In February and March, the group wrote letters to 15 Israeli officers informing them that they were being monitored by “Gush Shalom’s team for the collection of evidence against war criminals.” Most of the evidence came from media interviews given by the officers after their incursions into Palestinian territory.

Gush Shalom spokesperson Adam Keller says letters were written to officers who, among other things, occupied a Palestinian village for allegedly harbouring militants, fired tear gas at an elderly man and arrested the families of suspected militants.

Keller says they didn’t continue with the letters after the full-scale Israeli occupation of the territories in the spring, because “it seemed pointless to pick just this or that detail out of the flood of human rights violations” and because “the officers stopped being so talkative.”

Keller points out that the IDF recently implemented a new policy forbidding officers to speak openly to the media, and if they do they can’t give their full name.

He can only speculate about why the letters have caught the government and the media’s attention now, when six months ago nobody seemed interested. “It is known that some officers are now afraid of travelling to European countries, where they might be arrested,” says Keller. “And that is exactly why what we have done has created such a big fear and so much hostility.”

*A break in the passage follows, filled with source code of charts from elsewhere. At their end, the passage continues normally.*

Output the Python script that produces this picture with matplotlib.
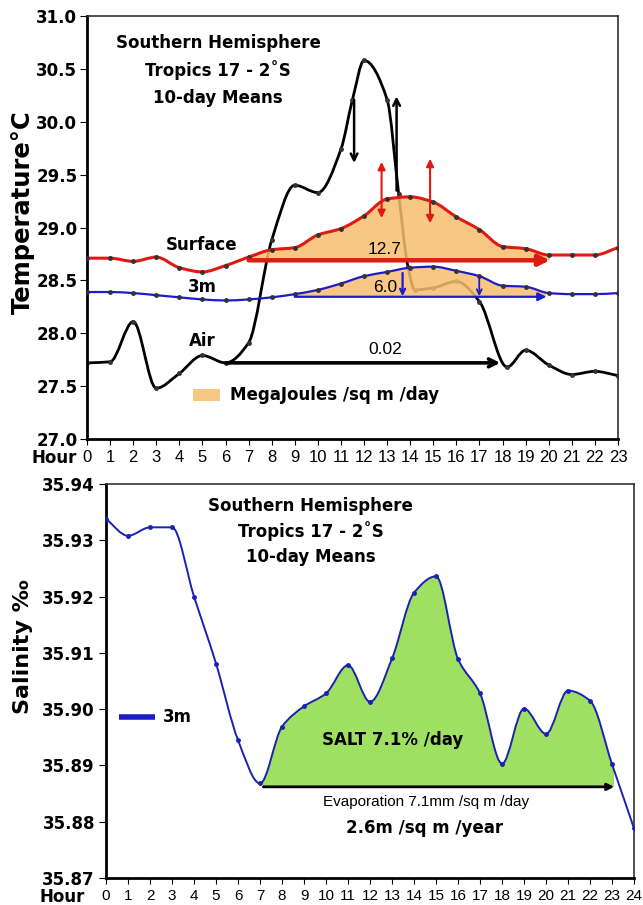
import numpy as np
import matplotlib
matplotlib.use("Agg")
import matplotlib.pyplot as plt
from matplotlib.path import Path
from matplotlib.patches import PathPatch, Rectangle

# ---- data ----
hours = list(range(24))
surface = [28.71, 28.71, 28.68, 28.72, 28.62, 28.58, 28.64, 28.72, 28.79, 28.81,
           28.93, 28.99, 29.11, 29.27, 29.29, 29.24, 29.10, 28.98, 28.82, 28.80,
           28.74, 28.74, 28.74, 28.81]
temp_3m = [28.39, 28.39, 28.38, 28.36, 28.34, 28.32, 28.31, 28.32, 28.34, 28.37,
           28.41, 28.47, 28.54, 28.58, 28.62, 28.63, 28.59, 28.54, 28.45, 28.44,
           28.38, 28.37, 28.37, 28.38]
air_hours = [0, 1, 2, 3, 4, 5, 6, 7, 8, 9, 10, 11, 11.5, 12, 13, 13.5, 13.9,
             14.2, 15, 16, 17, 18.2, 19, 20, 21, 22, 23]
air = [27.72, 27.73, 28.11, 27.48, 27.62, 27.79, 27.72, 27.91, 28.88, 29.40,
       29.33, 29.74, 30.21, 30.58, 30.21, 29.32, 28.63, 28.41, 28.43, 28.49,
       28.30, 27.68, 27.84, 27.70, 27.61, 27.64, 27.60]

sal_hours = list(range(25))
salinity = [35.9338, 35.9308, 35.9323, 35.9323, 35.9200, 35.9081, 35.8945,
            35.8868, 35.8969, 35.9005, 35.9028, 35.9078, 35.9013, 35.9090,
            35.9207, 35.9236, 35.9089, 35.9028, 35.8903, 35.9001, 35.8956,
            35.9033, 35.9015, 35.8902, 35.8788]

# baselines / annotation values
surf_base, surf_span = 28.69, (7, 20.05)
m3_base, m3_span = 28.345, (9, 19.9)
air_base, air_span = 27.72, (6, 17.9)
sal_base, sal_span = 35.8862, (7.15, 23.1)

narrow = "Liberation Sans"
plt.rcParams["font.family"] = "DejaVu Sans"

RED = "#e01a12"
BLUE = "#1c1cc8"
ORANGE = "#f7bd6e"
GREEN = "#9fe063"


def pchip_slopes(x, y):
    h = np.diff(x)
    d = np.diff(y) / h
    n = len(x)
    m = np.zeros(n)
    m[0], m[-1] = d[0], d[-1]
    for i in range(1, n - 1):
        if d[i - 1] * d[i] <= 0:
            m[i] = 0.0
        else:
            w1 = 2 * h[i] + h[i - 1]
            w2 = h[i] + 2 * h[i - 1]
            m[i] = (w1 + w2) / (w1 / d[i - 1] + w2 / d[i])
    return m


def smooth_path(x, y):
    # monotone cubic through the points, drawn as bezier segments
    x = np.asarray(x, float)
    y = np.asarray(y, float)
    m = pchip_slopes(x, y)
    verts = [(x[0], y[0])]
    codes = [Path.MOVETO]
    for i in range(len(x) - 1):
        h = x[i + 1] - x[i]
        verts += [(x[i] + h / 3, y[i] + m[i] * h / 3),
                  (x[i + 1] - h / 3, y[i + 1] - m[i + 1] * h / 3),
                  (x[i + 1], y[i + 1])]
        codes += [Path.CURVE4] * 3
    return Path(verts, codes)


def under_path(x, y, low):
    p = smooth_path(x, y)
    verts = list(p.vertices) + [(x[-1], low), (x[0], low), (x[0], low)]
    codes = list(p.codes) + [Path.LINETO, Path.LINETO, Path.CLOSEPOLY]
    return Path(verts, codes)


def draw_curve(ax, x, y, color, lw, z, ms=2.5, mcol="#333333"):
    ax.add_patch(PathPatch(smooth_path(x, y), facecolor="none", edgecolor=color,
                           lw=lw, zorder=z, capstyle="round"))
    ax.plot(x, y, ls="none", marker="o", ms=ms, color=mcol, zorder=z + 0.1)


def fill_under(ax, x, y, base, span, top, color, alpha, z):
    clip = PathPatch(under_path(x, y, base - 10), facecolor="none",
                     edgecolor="none")
    ax.add_patch(clip)
    rect = Rectangle((span[0], base), span[1] - span[0], top - base,
                     facecolor=color, edgecolor="none", alpha=alpha, zorder=z)
    ax.add_patch(rect)
    rect.set_clip_path(clip)


def harrow(ax, x0, x1, yv, color, lw, style="-|>", ms=14, z=4):
    ax.annotate("", xy=(x1, yv), xytext=(x0, yv),
                arrowprops=dict(arrowstyle=style, color=color, lw=lw,
                                mutation_scale=ms, shrinkA=0, shrinkB=0),
                zorder=z)


def varrow(ax, xv, y0, y1, color, lw=1.5, style="-|>", ms=10, z=5):
    ax.annotate("", xy=(xv, y1), xytext=(xv, y0),
                arrowprops=dict(arrowstyle=style, color=color, lw=lw,
                                mutation_scale=ms, shrinkA=0, shrinkB=0),
                zorder=z)


fig = plt.figure(figsize=(6.43, 9.05), dpi=100)

# ==============================
# Temperature panel
# ==============================
ax = fig.add_axes([0.1353, 0.5149, 0.8258, 0.4674])
ax.set_xlim(0, 23)
ax.set_ylim(27.0, 31.0)

draw_curve(ax, air_hours, air, "black", 2.0, 1.5)
fill_under(ax, hours, surface, surf_base, surf_span, 31, ORANGE, 0.85, 2)
fill_under(ax, hours, temp_3m, m3_base, m3_span, 31, ORANGE, 0.85, 2)
draw_curve(ax, hours, surface, RED, 2.2, 3)
draw_curve(ax, hours, temp_3m, BLUE, 1.6, 3)

harrow(ax, surf_span[0], surf_span[1], surf_base, RED, 3.2, ms=16)
harrow(ax, m3_span[0], m3_span[1], m3_base, BLUE, 1.6, ms=12)
harrow(ax, air_span[0], air_span[1], air_base, "black", 2.6, style="->", ms=14)

varrow(ax, 11.57, 30.21, 29.61, "black", lw=1.8, style="->", ms=12)
varrow(ax, 13.41, 29.35, 30.24, "black", lw=1.8, style="->", ms=12)
varrow(ax, 12.76, 29.09, 29.62, RED, lw=1.5, style="<|-|>", ms=11)
varrow(ax, 14.86, 29.04, 29.65, RED, lw=1.5, style="<|-|>", ms=11)
varrow(ax, 13.67, 28.57, 28.35, BLUE, lw=1.6, style="->", ms=9)
varrow(ax, 16.99, 28.52, 28.35, BLUE, lw=1.3, style="->", ms=9)

for yv, s in [(28.79, "12.7"), (28.43, "6.0"), (27.85, "0.02")]:
    ax.text(12.9, yv, s, ha="center", va="center", family=narrow,
            fontsize=12.5, zorder=6)

ax.text(4.98, 28.83, "Surface", ha="center", va="center", fontsize=12,
        fontweight="bold")
ax.text(4.98, 28.44, "3m", ha="center", va="center", fontsize=12,
        fontweight="bold")
ax.text(5.0, 27.93, "Air", ha="center", va="center", fontsize=12,
        fontweight="bold")

for yy, s in zip([0.936, 0.872, 0.806],
                 ["Southern Hemisphere", "Tropics 17 - 2˚S", "10-day Means"]):
    ax.text(0.2467, yy, s, transform=ax.transAxes, ha="center", va="center",
            fontsize=12, fontweight="bold")

ax.add_patch(Rectangle((0.1996, 0.090), 0.051, 0.028, transform=ax.transAxes,
                       facecolor=ORANGE, edgecolor="none", alpha=0.85))
ax.text(0.269, 0.104, "MegaJoules /sq m /day", transform=ax.transAxes,
        ha="left", va="center", fontsize=12, fontweight="bold")

ax.set_yticks(np.arange(27.0, 31.01, 0.5))
ax.set_yticklabels(["%.1f" % v for v in np.arange(27.0, 31.01, 0.5)],
                   fontweight="bold", fontsize=12)
ax.set_xticks(hours)
ax.set_xticklabels([str(h) for h in hours], family=narrow, fontsize=12)
ax.tick_params(axis="x", length=4, pad=4)
ax.tick_params(axis="y", length=5, pad=2)
ax.text(-0.019, -0.045, "Hour", transform=ax.transAxes, ha="right",
        va="center", fontsize=12, fontweight="bold")

for s in ["left", "bottom"]:
    ax.spines[s].set_linewidth(2)
for s in ["top", "right"]:
    ax.spines[s].set_linewidth(1.2)
    ax.spines[s].set_color("#333333")

fig.text(23 / 643, 1 - 212 / 905, "Temperature°C", rotation=90, ha="center",
         va="center", fontsize=17.5, fontweight="bold")

# ==============================
# Salinity panel
# ==============================
bx = fig.add_axes([0.1649, 0.0298, 0.8212, 0.4354])
bx.set_xlim(0, 24)
bx.set_ylim(35.87, 35.94)

fill_under(bx, sal_hours, salinity, sal_base, sal_span, 35.94, GREEN, 1.0, 2)
draw_curve(bx, sal_hours, salinity, "#1a22b0", 1.4, 3, ms=2.5, mcol="#1a22b0")
harrow(bx, sal_span[0], sal_span[1], sal_base, "black", 2.0, ms=10)

for yy, s in zip([0.944, 0.881, 0.815],
                 ["Southern Hemisphere", "Tropics 17 - 2˚S", "10-day Means"]):
    bx.text(0.388, yy, s, transform=bx.transAxes, ha="center", va="center",
            fontsize=12, fontweight="bold")

bx.plot([0.0246, 0.0928], [0.409, 0.409], transform=bx.transAxes,
        color=BLUE, lw=4, solid_capstyle="butt")
bx.text(0.108, 0.409, "3m", transform=bx.transAxes, ha="left", va="center",
        fontsize=12, fontweight="bold")

bx.text(0.409, 0.350, "SALT 7.1% /day", transform=bx.transAxes, ha="left",
        va="center", fontsize=12, fontweight="bold", zorder=6)
bx.text(0.411, 0.193, "Evaporation 7.1mm /sq m /day", transform=bx.transAxes,
        ha="left", va="center", family=narrow, fontsize=11)
bx.text(0.604, 0.127, "2.6m /sq m /year", transform=bx.transAxes,
        ha="center", va="center", fontsize=12, fontweight="bold")

sal_ticks = np.arange(35.87, 35.9401, 0.01)
bx.set_yticks(sal_ticks)
bx.set_yticklabels(["%.2f" % v for v in sal_ticks], fontweight="bold",
                   fontsize=12)
bx.set_xticks(sal_hours)
bx.set_xticklabels([str(h) for h in sal_hours], family=narrow, fontsize=11)
bx.tick_params(axis="x", length=4, pad=4)
bx.tick_params(axis="y", length=5, pad=3)
bx.text(-0.040, -0.048, "Hour", transform=bx.transAxes, ha="right",
        va="center", fontsize=12, fontweight="bold")

for s in ["left", "bottom"]:
    bx.spines[s].set_linewidth(2)
for s in ["top", "right"]:
    bx.spines[s].set_linewidth(1.2)
    bx.spines[s].set_color("#333333")

fig.text(23 / 643, 1 - 647 / 905, "Salinity ‰", rotation=90, ha="center",
         va="center", fontsize=16, fontweight="bold")

fig.savefig("out.png", dpi=100)
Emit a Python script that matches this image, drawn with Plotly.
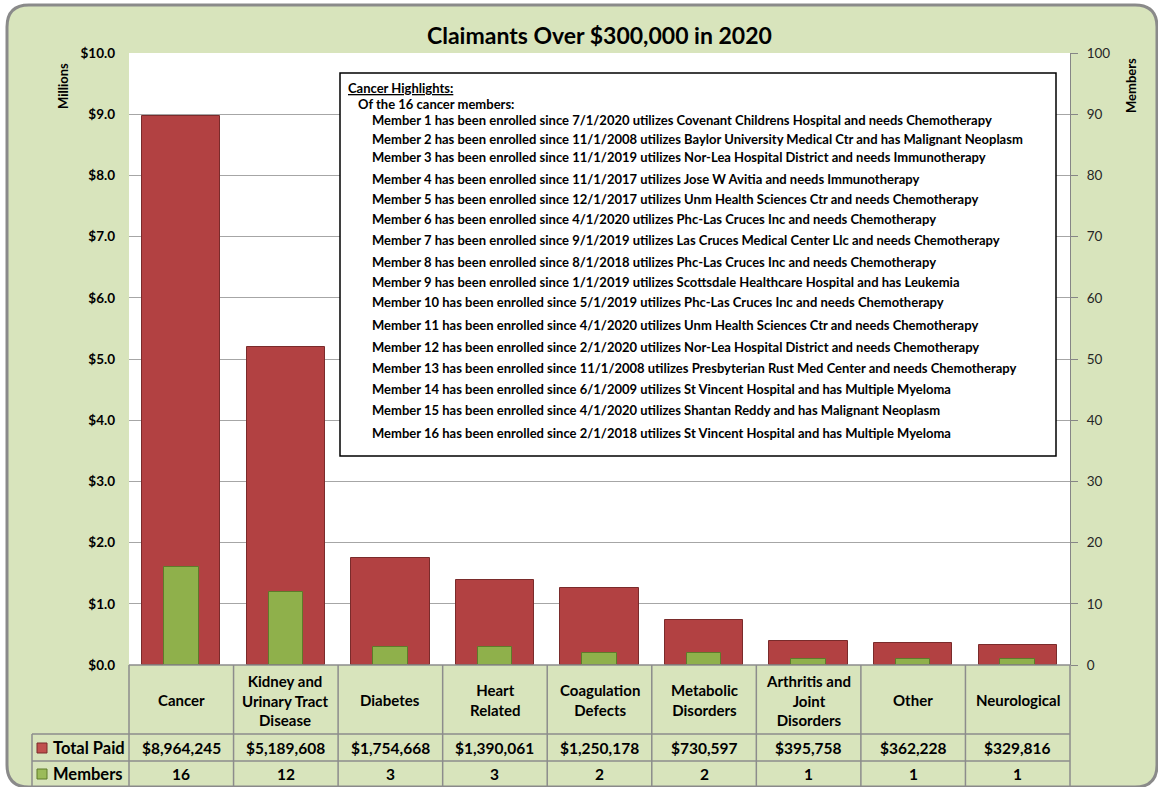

In an editorial Tuesday, the Israeli daily newspaper Ha’aretz wrote that while Gush Shalom has every right to monitor the military’s operations, it should present its allegations of wrongdoing to internal authorities, not the international court. But Gush Shalom’s response to the editorial argued that the organization did send copies of the letters to “the military prosecution, to the army chief of staff and the minister of defence,” and nothing was done.

Despite Sharon’s latest call for an investigation, Israel’s AG has been aware of the Gush Shalom letters for months, but hasn’t taken any action.